* [Problem requirements]: Starting with the first line of the data below, copy each line up to and including the one containing "451, 501, 551]". Pictures stay out.

* [Provided data]:
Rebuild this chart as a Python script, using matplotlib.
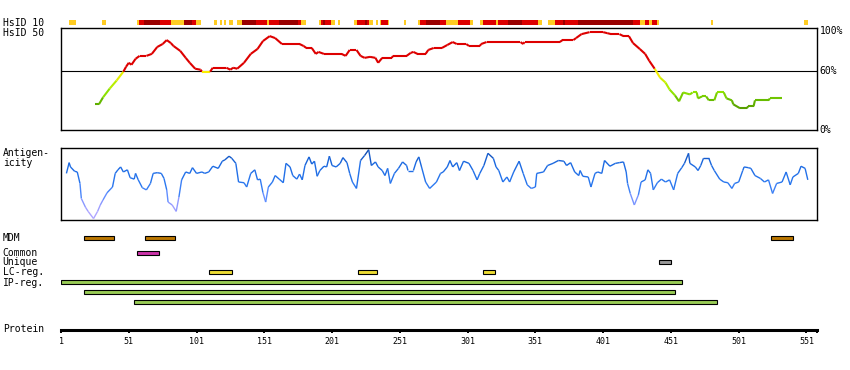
import numpy as np
import matplotlib
matplotlib.use("Agg")
import matplotlib.pyplot as plt
from matplotlib.collections import LineCollection
from matplotlib.colors import LinearSegmentedColormap, Normalize
from matplotlib.transforms import blended_transform_factory

# ---- data -------------------------------------------------------------
protein_len = 559
tick_res = [1, 51, 101, 151, 201, 251, 301, 351, 401, 451, 501, 551]

# HsID 10 strip: segment start / end residue, level (0 low, 1 mid, 2 high)
h10_start = [7, 31, 57, 58.5, 62.4, 74.2, 82.3, 91.4, 97.8, 100.7, 114, 118.4, 121.4,
             125.3, 131, 134.7, 145, 152.9, 154.3, 161.9, 176.2, 178.2, 191.4, 192.9,
             194.6, 195.9, 200.3, 205.2, 217.2, 219.4, 225.3, 226.8, 228.3, 233.5, 236.4,
             237.1, 242.3, 254.1, 264.4, 265.9, 270.3, 280.6, 285, 293.9, 302.7, 310.2,
             312.4, 322, 323.4, 330.8, 341.1, 352.9, 360.3, 365.5, 371.4, 372.9, 382.5,
             422.7, 428.1, 431.8, 434.9, 436.9, 440.8, 480.9, 549.2]
h10_end = [12, 34.5, 58.5, 62.4, 74.2, 82.3, 91.4, 97.8, 100.7, 104.4, 116.4, 119.7, 122.6,
           127.8, 134.7, 145, 152.9, 154.3, 161.9, 176.2, 178.2, 181.8, 192.9, 194.6,
           195.9, 200.3, 203.2, 206.7, 219.4, 225.3, 226.8, 228.3, 231.2, 235, 237.1,
           242.3, 243, 255.6, 265.9, 270.3, 280.6, 285, 293.9, 302.7, 304.9, 312.4,
           322, 323.4, 330.8, 341.1, 352.9, 355.9, 365.5, 371.4, 372.9, 382.5, 422.7,
           428.1, 431.8, 434.9, 436.9, 440.8, 442.3, 482.4, 551.9]
h10_level = [0, 0, 0, 1, 2, 1, 0, 2, 1, 0, 0, 0, 0,
             0, 0, 2, 1, 0, 1, 2, 1, 0, 0, 1,
             2, 1, 0, 0, 0, 1, 2, 1, 0, 0, 0,
             1, 0, 0, 0, 1, 2, 1, 0, 1, 0, 0,
             1, 0, 1, 2, 1, 0, 0, 1, 2, 1, 2,
             1, 0, 1, 0, 1, 0, 0, 0]

# HsID 50 profile (% identity)
h50_res = [26, 29, 32, 37, 42, 47, 49, 51, 53, 56, 59, 64, 68, 72, 76, 79, 82, 84, 89, 93,
           96, 100, 104, 105, 111, 113, 123, 126, 128, 131, 136, 141, 146, 150, 155, 159,
           164, 177, 180, 182, 186, 189, 191, 195, 206, 208, 211, 214, 219, 222, 225, 229,
           233, 235, 238, 245, 246, 256, 259, 261, 264, 270, 272, 276, 282, 286, 290, 293,
           300, 302, 310, 311, 315, 340, 342, 343, 369, 371, 379, 381, 385, 391, 401, 404,
           407, 413, 416, 420, 423, 428, 432, 435, 439, 443, 447, 450, 454, 457, 460, 465,
           467, 470, 471, 474, 477, 479, 483, 485, 490, 492, 496, 497, 502, 507, 508, 512,
           513, 523, 524, 533]
h50_pct = [26, 26, 33, 42, 50, 59, 64, 68, 66, 72, 75, 75, 77, 84, 87, 91, 88, 85, 80, 73,
           68, 62, 61, 59, 59, 63, 63, 61, 63, 62, 68, 77, 82, 90, 95, 93,
           87, 87, 85, 83, 83, 77, 79, 77, 77, 77, 75, 81, 81, 75, 73, 74,
           73, 68, 73, 73, 75, 75, 78, 79, 77, 77, 81, 83, 83, 86, 89, 87,
           87, 85, 85, 87, 89, 89, 87, 89, 89, 91, 91, 93, 97, 99, 99, 98,
           97, 97, 95, 95, 88, 82, 77, 70, 62, 53, 48, 41, 35, 29, 38, 36,
           38, 38, 32, 34, 34, 30, 30, 38, 38, 32, 30, 26, 22, 22, 24, 24,
           30, 30, 32, 32]

# antigenicity profile (relative score, 0-100)
ag_res = [5, 7, 8, 11, 13, 15, 16, 19, 21, 25, 28, 30, 32, 35, 39, 41, 43, 45, 47, 50,
          52, 55, 56, 58, 61, 64, 67, 69, 72, 75, 77, 79, 80, 83, 86, 88, 90, 93, 96, 98,
          101, 105, 107, 110, 113, 117, 120, 122, 125, 127, 130, 132, 136, 138, 141, 144,
          146, 148, 150, 152, 154, 157, 159, 162, 165, 167, 170, 172, 175, 177, 179, 181,
          184, 186, 188, 190, 192, 195, 197, 199, 201, 204, 207, 209, 212, 214, 216, 219,
          222, 225, 228, 230, 233, 235, 238, 240, 242, 244, 247, 250, 253, 256, 257, 261,
          263, 265, 267, 270, 273, 278, 281, 283, 286, 288, 290, 293, 295, 298, 302, 305,
          308, 310, 313, 316, 320, 322, 324, 327, 330, 332, 335, 339, 342, 345, 348, 351,
          352, 357, 360, 364, 368, 372, 374, 377, 380, 383, 384, 386, 390, 392, 395, 397,
          400, 402, 406, 410, 413, 416, 418, 419, 421, 424, 427, 429, 432, 434, 436, 438,
          441, 444, 447, 450, 453, 456, 459, 461, 464, 465, 469, 471, 473, 475, 479, 481,
          483, 487, 490, 493, 496, 498, 501, 504, 505, 508, 510, 513, 517, 520, 523, 526,
          529, 533, 536, 539, 541, 545, 547, 550, 552]
ag_val = [65, 80, 74, 68, 67, 51, 30, 18, 12, 2, 12, 21, 28, 38, 46, 65, 70, 74, 67, 70,
          59, 57, 65, 56, 45, 42, 51, 65, 66, 65, 58, 42, 25, 21, 12, 32, 56, 67, 65, 73,
          65, 67, 65, 67, 75, 72, 82, 84, 89, 86, 79, 53, 52, 46, 65, 70,
          56, 57, 38, 25, 46, 53, 62, 57, 52, 79, 74, 62, 57, 64, 56, 76,
          88, 78, 82, 61, 69, 75, 74, 89, 76, 74, 79, 87, 80, 65, 53, 44,
          83, 90, 98, 76, 81, 74, 69, 62, 72, 51, 65, 72, 81, 76, 69, 69,
          81, 88, 74, 53, 44, 53, 65, 67, 74, 83, 74, 80, 69, 82, 79, 69,
          56, 65, 76, 93, 86, 74, 69, 53, 60, 53, 67, 82, 65, 49, 44, 46,
          65, 67, 76, 79, 83, 82, 76, 80, 67, 62, 69, 61, 60, 46, 65, 67,
          65, 83, 75, 79, 80, 81, 67, 51, 37, 21, 35, 53, 56, 70, 65, 42,
          52, 57, 53, 56, 42, 65, 73, 79, 93, 79, 74, 69, 76, 86, 86, 76,
          69, 57, 53, 52, 44, 51, 53, 69, 74, 73, 72, 62, 58, 53, 56, 37,
          51, 53, 67, 49, 60, 65, 75, 72, 56]

# feature tracks: start / end residues
mdm_start, mdm_end = [18, 63, 525], [40, 85, 541]
common_start, common_end = [57], [73]
unique_start, unique_end = [442], [451]
lc_start, lc_end = [110, 220, 312], [127, 234, 321]
ip_start, ip_end = [1, 18, 55], [459, 454, 485]

# ---- layout / style ----------------------------------------------------
W, H = 850, 370
X_L, X_R = 61, 817.3
MONO = "DejaVu Sans Mono"

fig = plt.figure(figsize=(W / 100, H / 100), dpi=100)
fig.patch.set_facecolor("white")


def px_axes(y0, y1, x0=X_L, x1=X_R):
    ax = fig.add_axes([x0 / W, 1 - y1 / H, (x1 - x0) / W, (y1 - y0) / H])
    ax.set_xlim(1, protein_len)
    ax.set_xticks([])
    ax.set_yticks([])
    ax.patch.set_alpha(0)
    return ax


def label(x, y, s, size=7, ha="left"):
    fig.text(x / W, 1 - y / H, s, fontsize=size, family=MONO, ha=ha, va="center")


# HsID 10 strip
ax10 = px_axes(20, 25)
ax10.set_ylim(0, 1)
for s in ax10.spines.values():
    s.set_visible(False)
lvl_colors = ["#ffcc22", "#dd0000", "#990000"]
for lv, col in enumerate(lvl_colors):
    segs = [(a, b - a) for a, b, l in zip(h10_start, h10_end, h10_level) if l == lv]
    ax10.broken_barh(segs, (0, 1), facecolors=col, linewidth=0)

# HsID 50 panel
ax50 = px_axes(28.3, 130)
ax50.set_ylim(0, 102.9)
for s in ax50.spines.values():
    s.set_linewidth(1.0)
ax50.axhline(60, color="black", lw=0.8)
low_cmap = LinearSegmentedColormap.from_list(
    "low", ["#559900", "#66bb00", "#99ee00", "#ccee00", "#ffee00"])
low_norm = Normalize(20, 60)
pts = np.column_stack([h50_res, h50_pct])
segs = np.stack([pts[:-1], pts[1:]], axis=1)
mid = (pts[:-1, 1] + pts[1:, 1]) / 2
cols = ["#dd0000" if m >= 60 else low_cmap(low_norm(m)) for m in mid]
ax50.add_collection(LineCollection(segs, colors=cols, linewidths=1.5, capstyle="butt"))
tr = blended_transform_factory(ax50.transAxes, ax50.transData)
for v, t in [(100, "100%"), (60, "60%"), (0, "0%")]:
    ax50.text(1.003, v, t, transform=tr, fontsize=7, family=MONO, va="center", ha="left")

# antigenicity panel
axag = px_axes(148.3, 220)
axag.set_ylim(0, 100)
for s in axag.spines.values():
    s.set_linewidth(1.0)
ag_cmap = LinearSegmentedColormap.from_list(
    "ag", [(0, "#b8aaff"), (0.2, "#9a9cff"), (0.35, "#5a8cff"), (0.5, "#2a78f0"),
           (0.8, "#1a68e0"), (1.0, "#0a40a0")])
pts = np.column_stack([ag_res, ag_val])
segs = np.stack([pts[:-1], pts[1:]], axis=1)
mid = (pts[:-1, 1] + pts[1:, 1]) / 2
axag.add_collection(LineCollection(segs, colors=ag_cmap(mid / 100), linewidths=1.0))

# feature tracks
axf = px_axes(228, 310)
axf.set_ylim(310, 228)
axf.axis("off")
tracks = [
    (mdm_start, mdm_end, [237.8] * 3, "#bb7700"),
    (common_start, common_end, [252.5], "#cc33aa"),
    (unique_start, unique_end, [262.3], "#999999"),
    (lc_start, lc_end, [272.3] * 3, "#eedd33"),
    (ip_start, ip_end, [282.2, 292.2, 302.2], "#99cc55"),
]
for st, en, ys, col in tracks:
    st, en = np.array(st), np.array(en)
    axf.barh(ys, en - st, left=st, height=4, color=col, edgecolor="black", linewidth=0.8)

# protein axis
axp = px_axes(320, 329.5)
for k, s in axp.spines.items():
    s.set_visible(k == "bottom")
axp.spines["bottom"].set_linewidth(2.2)
axp.set_xticks(tick_res)
axp.set_xticklabels([str(t) for t in tick_res], fontsize=6, family=MONO)
axp.set_xticks([protein_len], minor=True)
axp.tick_params(axis="x", which="both", direction="out", length=2.2, width=1.4, pad=3)

# left labels
label(2.7, 22.7, "HsID 10")
label(2.7, 32.7, "HsID 50")
label(2.7, 152.7, "Antigen-")
label(2.7, 163.3, "icity")
label(2.7, 237.7, "MDM")
label(2.7, 252.7, "Common")
label(2.7, 262, "Unique")
label(2.7, 272.3, "LC-reg.")
label(2.7, 282.5, "IP-reg.")
label(2.7, 328.5, "Protein")

fig.savefig("out.png", dpi=100)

* [Final result]:
Rebuild this chart as a Python script, using matplotlib.
import numpy as np
import matplotlib
matplotlib.use("Agg")
import matplotlib.pyplot as plt
from matplotlib.collections import LineCollection
from matplotlib.colors import LinearSegmentedColormap, Normalize
from matplotlib.transforms import blended_transform_factory

# ---- data -------------------------------------------------------------
protein_len = 559
tick_res = [1, 51, 101, 151, 201, 251, 301, 351, 401, 451, 501, 551]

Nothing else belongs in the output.